8.  Trying to be cheap, cheap, cheap. It’s OK to watch your budget closely but trying to cut corners will only lead to more money be forked over in the end. This one also taken from experience. 

9.  Not knowing when to use an Architect. As a new investor I would never recommend doing a full gut rehab; however, if you must, spend the extra $3000 or so, and have a qualified architect design the plans. You’ll save yourself time, money, and a trip to the county courthouse.

10.  Taking on a big job as a new investor.  As mentioned previously I personally don’t recommend doing a full gut rehab or any big real estate investing project as a newbie. Why? The bigger the job, the bigger the headache. You’ll always run into obstacles even on the smallest project. Don’t bite off more than you can chew as a new investor. Start small and work with a mentor or experienced real estate investor.

11.  Using second rate contractors. Oh how we love “The Hook Up!” Unlicensed and uninsured contractors are always ingredients for trouble. Family members are even bigger red flags. Be sure to check your contractor(s) have insurance and check the better business bureau on the company you selected.

12.  Not getting references on your contractors. Another sure fire way to lose money. Make sure to get references and ask to see previous work.

13.  Not managing your contractors or GC. Depending on your roll you must absolutely keep abreast of the project status and budget. If using a GC or General ontractor, have them report to you daily of the progress and ask for an itemized list of materials purchased.
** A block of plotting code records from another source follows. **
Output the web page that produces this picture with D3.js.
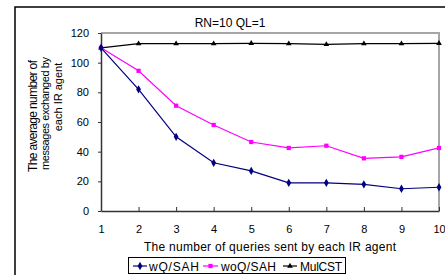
<!DOCTYPE html>
<html>
<head>
<meta charset="utf-8">
<script src="https://cdn.jsdelivr.net/npm/d3@7"></script>
<style>
  body { margin: 0; background: #fff; }
  svg { display: block; font-family: "Liberation Sans", Arial, sans-serif; }
</style>
</head>
<body>
<div id="chart"></div>
<script>
// data
var queries = [1, 2, 3, 4, 5, 6, 7, 8, 9, 10];
var wQSAH = [110, 82, 50, 32.5, 27, 19, 19, 18, 15, 16];
var woQSAH = [110, 94.5, 71, 58, 46.5, 42.5, 44, 35.5, 36.5, 42.5];
var mulCST = [110, 112.8, 112.8, 112.8, 113, 112.8, 112.3, 112.8, 112.8, 113];
var seriesNames = ["wQ/SAH", "woQ/SAH", "MulCST"];
var yTicks = [0, 20, 40, 60, 80, 100, 120];
var chartTitle = "RN=10 QL=1";
var xTitle = "The number of queries sent by each IR agent";
var yTitleLines = ["The average number of", "messages exchanged by", "each IR agent"];

var W = 445, H = 275;
var dim = {
  left: 101,
  right: 439,
  top: 33,
  bottom: 211
};

var svg = d3.select("#chart").append("svg")
  .attr("width", W)
  .attr("height", H);

// outer chart frame (cut off at right / bottom)
svg.append("rect")
  .attr("x", 15)
  .attr("y", 7)
  .attr("width", W)
  .attr("height", H)
  .attr("fill", "none")
  .attr("stroke", "#000")
  .attr("stroke-width", 1.5);

var x = d3.scaleLinear().domain([1, 10]).range([dim.left, dim.right]);
var y = d3.scaleLinear().domain([0, 120]).range([dim.bottom, dim.top]);

// plot area border: top + right in grey
svg.append("path")
  .attr("d", "M" + dim.left + "," + dim.top + "H" + dim.right + "V" + dim.bottom)
  .attr("fill", "none")
  .attr("stroke", "#a6a6a6")
  .attr("stroke-width", 2);

// y axis
var yAxis = svg.append("g")
  .attr("transform", "translate(" + dim.left + ",0)")
  .call(d3.axisLeft(y).tickValues(yTicks).tickSizeInner(3).tickSizeOuter(0).tickPadding(9));
yAxis.select(".domain").attr("stroke", "#333").attr("stroke-width", 1.5);
yAxis.selectAll(".tick line").attr("stroke", "#333");
yAxis.selectAll("text").attr("font-size", 11).attr("fill", "#000")
  .attr("font-family", "Liberation Sans, Arial, sans-serif");

// x axis (ticks point up into the plot)
var xAxis = svg.append("g")
  .attr("transform", "translate(0," + dim.bottom + ")")
  .call(d3.axisBottom(x).tickValues(queries).tickFormat(d3.format("d"))
    .tickSizeInner(-4).tickSizeOuter(0).tickPadding(14));
xAxis.select(".domain").attr("stroke", "#333").attr("stroke-width", 1.5);
xAxis.selectAll(".tick line").attr("stroke", "#333");
xAxis.selectAll("text").attr("font-size", 11).attr("fill", "#000")
  .attr("font-family", "Liberation Sans, Arial, sans-serif");

// titles
svg.append("text")
  .attr("x", 230)
  .attr("y", 27)
  .attr("text-anchor", "middle")
  .attr("font-size", 12)
  .text(chartTitle);

svg.append("text")
  .attr("x", 144)
  .attr("y", 251)
  .attr("font-size", 12)
  .attr("textLength", 252)
  .attr("lengthAdjust", "spacing")
  .text(xTitle);

var yTitleDim = [
  { cx: 37, cy: 116, len: 112, size: 12 },
  { cx: 49, cy: 113.5, len: 113, size: 11 },
  { cx: 61.5, cy: 97, len: null, size: 11 }
];
yTitleLines.forEach(function(line, i) {
  var d = yTitleDim[i];
  var t = svg.append("text")
    .attr("transform", "translate(" + d.cx + "," + d.cy + ") rotate(-90)")
    .attr("font-size", d.size)
    .text(line);
  if (d.len) {
    t.attr("x", -d.len / 2)
      .attr("textLength", d.len)
      .attr("lengthAdjust", "spacing");
  } else {
    t.attr("text-anchor", "middle");
  }
});

// series
var series = [
  { name: seriesNames[0], values: wQSAH, color: "#000080", marker: d3.symbolDiamond, size: 20 },
  { name: seriesNames[1], values: woQSAH, color: "#ff00ff", marker: d3.symbolSquare, size: 18 },
  { name: seriesNames[2], values: mulCST, color: "#000000", marker: d3.symbolTriangle, size: 14 }
];

var line = d3.line()
  .x(function(d) { return x(d.q); })
  .y(function(d) { return y(d.v); });

// draw in reverse so the first series sits on top
series.slice().reverse().forEach(function(s) {
  var pts = queries.map(function(q, i) { return { q: q, v: s.values[i] }; });
  svg.append("path")
    .datum(pts)
    .attr("d", line)
    .attr("fill", "none")
    .attr("stroke", s.color)
    .attr("stroke-width", 1.2);
  svg.selectAll(null)
    .data(pts)
    .enter().append("path")
    .attr("transform", function(d) { return "translate(" + x(d.q) + "," + y(d.v) + ")"; })
    .attr("d", d3.symbol().type(s.marker).size(s.size))
    .attr("fill", s.color);
});

// legend
var legend = svg.append("g");
legend.append("rect")
  .attr("x", 128.5)
  .attr("y", 257.5)
  .attr("width", 217)
  .attr("height", 16)
  .attr("fill", "#fff")
  .attr("stroke", "#000")
  .attr("stroke-width", 1);

var legendDim = [
  { x1: 133, x2: 147, tx: 149, len: 50 },
  { x1: 203, x2: 218, tx: 221, len: 55 },
  { x1: 283, x2: 297, tx: 300, len: 42 }
];
series.forEach(function(s, i) {
  var d = legendDim[i];
  var ly = 266;
  legend.append("line")
    .attr("x1", d.x1).attr("x2", d.x2)
    .attr("y1", ly).attr("y2", ly)
    .attr("stroke", s.color)
    .attr("stroke-width", 1.2);
  legend.append("path")
    .attr("transform", "translate(" + ((d.x1 + d.x2) / 2) + "," + ly + ")")
    .attr("d", d3.symbol().type(s.marker).size(s.size))
    .attr("fill", s.color);
  legend.append("text")
    .attr("x", d.tx)
    .attr("y", ly + 4.5)
    .attr("font-size", 12)
    .attr("textLength", d.len)
    .attr("lengthAdjust", "spacing")
    .text(s.name);
});
</script>
</body>
</html>
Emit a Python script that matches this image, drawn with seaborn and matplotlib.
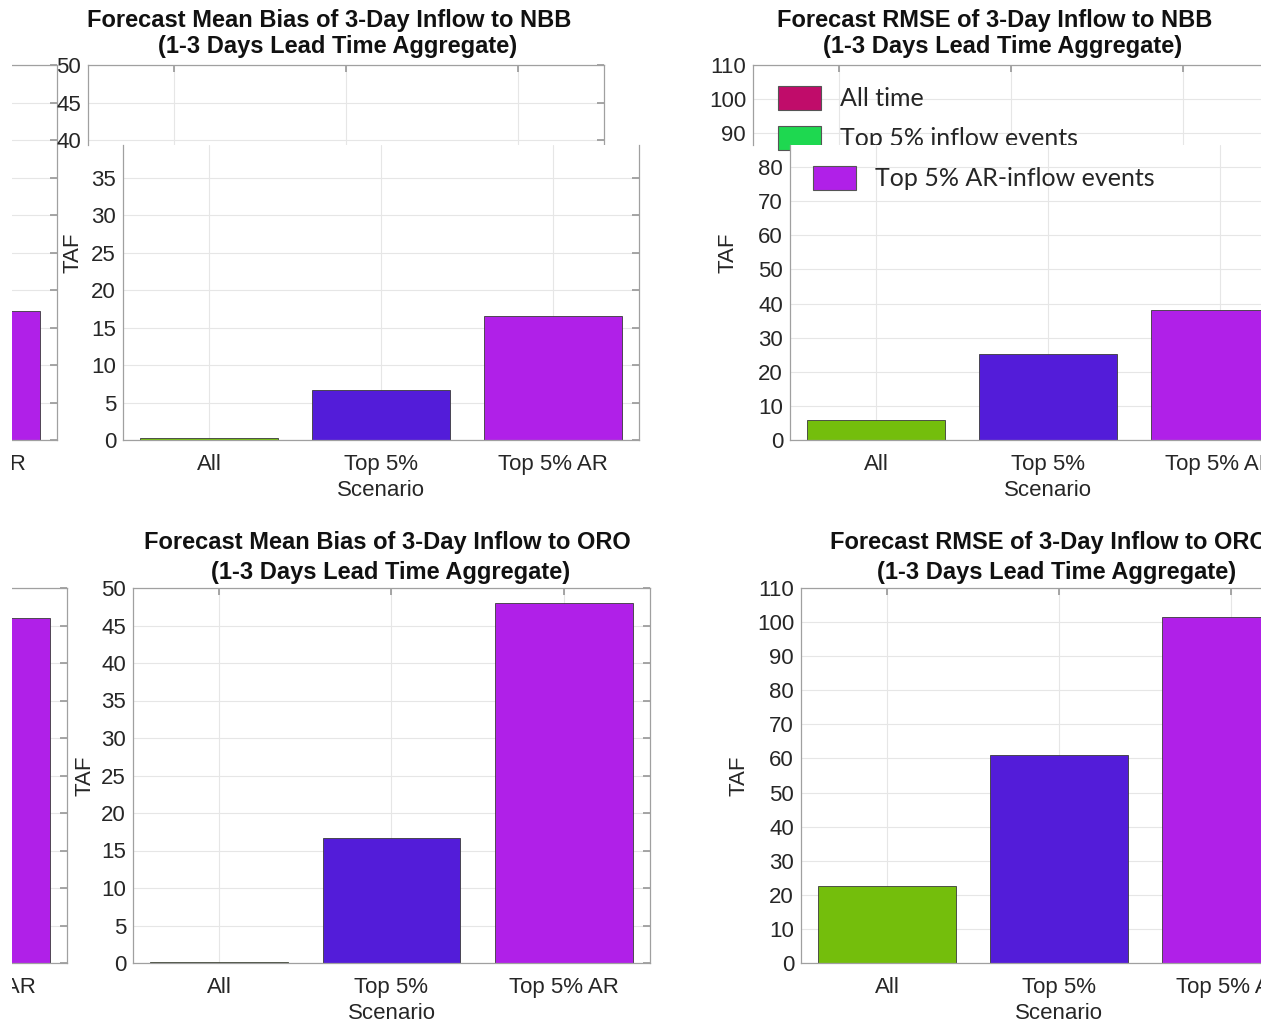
import matplotlib
matplotlib.use("Agg")
import matplotlib.pyplot as plt
from matplotlib.patches import Rectangle, Patch
import seaborn as sns

# data (TAF)
scenarios = ["All", "Top 5%", "Top 5% AR"]
bias_nbb = [0.3, 6.7, 16.6]
rmse_nbb = [5.9, 25.3, 38.2]
bias_oro = [0.1, 16.7, 48.0]
rmse_oro = [22.6, 61.0, 101.5]
# the clipped panels peeking in on the left edge (only their last bar shows)
clip_top = [17.2]
clip_bot = [46.0]

bar_colors = ["#74BE0C", "#531CD9", "#B020E8"]
legend_labels = ["All time", "Top 5% inflow events", "Top 5% AR-inflow events"]
legend_colors = ["#C00C6A", "#1ED850", "#B020E8"]

sns.set_theme(style="white")
plt.rcParams["font.family"] = ["Liberation Sans", "DejaVu Sans"]

W, H = 1271, 1023
fig = plt.figure(figsize=(W / 100, H / 100), dpi=100)


def px_axes(x0, y0, x1, y1):
    return fig.add_axes([x0 / W, 1 - y1 / H, (x1 - x0) / W, (y1 - y0) / H])


def panel(box, vals, ylo, yhi, step, cats=scenarios, colors=bar_colors,
          lim=(-0.5, 2.5), xlabels=True, ylab=None, cut_top=False, cut_bottom=False):
    ax = px_axes(*box)
    sns.barplot(x=cats, y=vals, hue=cats, palette=colors, legend=False, ax=ax,
                width=0.8, edgecolor="#3a3a3a", linewidth=0.6, saturation=1)
    ax.set_xlim(*lim)
    ax.set_ylim(ylo, yhi)
    first = int(-(-ylo // step)) * step
    ax.set_yticks(range(first, int(yhi) + 1, step))
    ax.tick_params(direction="in", length=5, right=True, top=True,
                   labelsize=16, color="#9a9a9a", labelcolor="#262626")
    ax.tick_params(axis="x", pad=10)
    ax.tick_params(axis="y", pad=5)
    ax.grid(True, color="#e6e6e6", linewidth=0.8)
    ax.set_axisbelow(True)
    for s in ax.spines.values():
        s.set_color("#a0a0a0")
        s.set_linewidth(0.9)
    if cut_top:
        ax.spines["top"].set_visible(False)
        ax.tick_params(top=False)
    if cut_bottom:
        ax.spines["bottom"].set_visible(False)
        ax.tick_params(bottom=False, labelbottom=False)
    ax.set_xlabel("")
    ax.set_ylabel("")
    if xlabels and not cut_bottom:
        ax.set_xlabel("Scenario", fontsize=16, color="#262626", labelpad=4)
    if ylab is not None:
        ax.set_ylabel("TAF", fontsize=16, color="#262626")
        ax.yaxis.set_label_coords(*ylab)
    return ax


# clipped neighbours on the left edge
panel((57 - 516, 65, 57, 440), clip_top, 0, 50, 5, cats=["Top 5% AR"],
      colors=[bar_colors[2]], lim=(-2.5, 0.5), xlabels=False)
panel((67 - 516, 588, 67, 963), clip_bot, 0, 50, 5, cats=["Top 5% AR"],
      colors=[bar_colors[2]], lim=(-2.5, 0.5), xlabels=False)

# top row: each panel was pasted in two pieces, the upper strip sits 35 px to the left
frag_tl = panel((88, 65, 604, 145), bias_nbb, 39.4, 50, 5, cut_bottom=True)
frag_tr = panel((753, 65, 1269, 145), rmse_nbb, 86.5, 110, 10, cut_bottom=True)

handles = [Patch(facecolor=c, edgecolor="#555555", linewidth=0.8) for c in legend_colors]
leg_kw = dict(loc="upper left", bbox_transform=fig.transFigure, frameon=False,
              handlelength=1.75, handleheight=1.1, labelspacing=0.62, handletextpad=0.75,
              prop={"family": "Lato", "size": 18})
frag_tr.legend(handles[:2], legend_labels[:2], bbox_to_anchor=(755 / W, 1 - 63 / H), **leg_kw)

ax_tl = panel((123, 145, 639, 440), bias_nbb, 0, 39.4, 5, cut_top=True,
              ylab=(-0.076, 0.634))
ax_tr = panel((790, 145, 1306, 440), rmse_nbb, 0, 86.5, 10, cut_top=True,
              ylab=(-0.099, 0.634))
ax_tr.legend(handles[2:], legend_labels[2:], bbox_to_anchor=(790 / W, 1 - 143 / H), **leg_kw)

ax_bl = panel((133, 588, 650, 963), bias_oro, 0, 50, 5, ylab=(-0.0735, 0.5))
ax_br = panel((801, 588, 1317, 963), rmse_oro, 0, 110, 10, ylab=(-0.099, 0.5))

# the pasted panels are cut a little short of both edges
fig.add_artist(Rectangle((0, 0), 12 / W, 1, transform=fig.transFigure,
                         facecolor="white", edgecolor="none", zorder=10))
fig.add_artist(Rectangle((1261 / W, 0), 10 / W, 1, transform=fig.transFigure,
                         facecolor="white", edgecolor="none", zorder=10))

# titles
title_kw = dict(fontsize=17, fontweight="bold", ha="center", va="center", color="#111111")
fig.text(329 / W, 1 - 20 / H, "Forecast Mean Bias of 3-Day Inflow to NBB", **title_kw)
fig.text(338 / W, 1 - 47 / H, "(1-3 Days Lead Time Aggregate)", **title_kw)
fig.text(995 / W, 1 - 20 / H, "Forecast RMSE of 3-Day Inflow to NBB", **title_kw)
fig.text(1003 / W, 1 - 47 / H, "(1-3 Days Lead Time Aggregate)", **title_kw)
fig.text(387 / W, 1 - 542 / H, "Forecast Mean Bias of 3-Day Inflow to ORO", **title_kw)
fig.text(391 / W, 1 - 572 / H, "(1-3 Days Lead Time Aggregate)", **title_kw)
fig.text(1049 / W, 1 - 542 / H, "Forecast RMSE of 3-Day Inflow to ORO", **title_kw)
fig.text(1057 / W, 1 - 572 / H, "(1-3 Days Lead Time Aggregate)", **title_kw)

fig.savefig("out.png", dpi=100, facecolor="white")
A great way to manage material cost is buy your own materials or set up an account with the local or large hardware stores.

14.  Not having any real estate investing knowledge. You should at least know the basics of real estate investing, i.e. wholesaling, short sales, pre-foreclosures / foreclosures, subject-to, lease-options, deed-in-lieu, etc. You don’t have to be an expert, just make sure you understand the concepts.